🤖 AI Summary
To address the limited generalizability and robustness of high-level policies in real-time bipedal gait generation over complex terrain, this paper proposes a terrain-aware hierarchical reinforcement learning framework. Methodologically: (1) A CNN-VAE is designed to extract low-dimensional, disentangled terrain latent representations, with the first systematic analysis of latent dimensionality’s impact on policy performance; (2) Historical latent sequences are fused with a reduced-order dynamical model to construct a lightweight, informative state representation; (3) Knowledge distillation from depth images to the latent space enables alignment between simulation and real-world sensor data. Evaluated in Agility Robotics’ high-fidelity simulation under realistic conditions—including sensor noise, state estimation errors, and actuator dynamics—the framework significantly improves policy generalization and real-time execution capability. Preliminary hardware validation further confirms its feasibility for real-world deployment.
📝 Abstract
This work introduces a hierarchical strategy for terrain-aware bipedal locomotion that integrates reduced-dimensional perceptual representations to enhance reinforcement learning (RL)-based high-level (HL) policies for real-time gait generation. Unlike end-to-end approaches, our framework leverages latent terrain encodings via a Convolutional Variational Autoencoder (CNN-VAE) alongside reduced-order robot dynamics, optimizing the locomotion decision process with a compact state. We systematically analyze the impact of latent space dimensionality on learning efficiency and policy robustness. Additionally, we extend our method to be history-aware, incorporating sequences of recent terrain observations into the latent representation to improve robustness.

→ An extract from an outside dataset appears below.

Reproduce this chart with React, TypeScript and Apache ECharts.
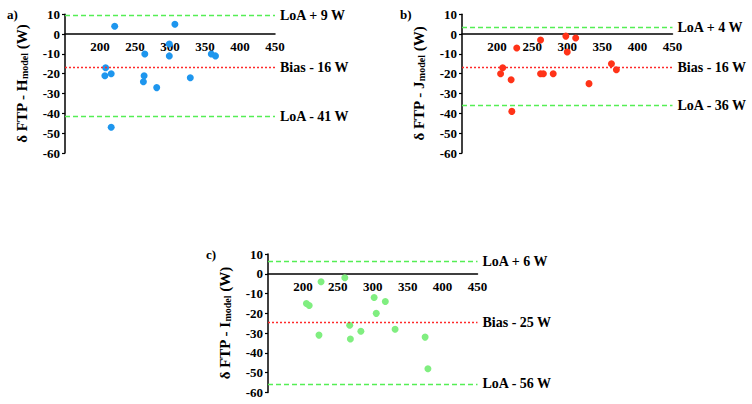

To address real-world feasibility, we introduce a distillation method to learn the latent representation directly from depth camera images and provide preliminary hardware validation by comparing simulated and real sensor data. We further validate our framework using the high-fidelity Agility Robotics (AR) simulator, incorporating realistic sensor noise, state estimation, and actuator dynamics. The results confirm the robustness and adaptability of our method, underscoring its potential for hardware deployment.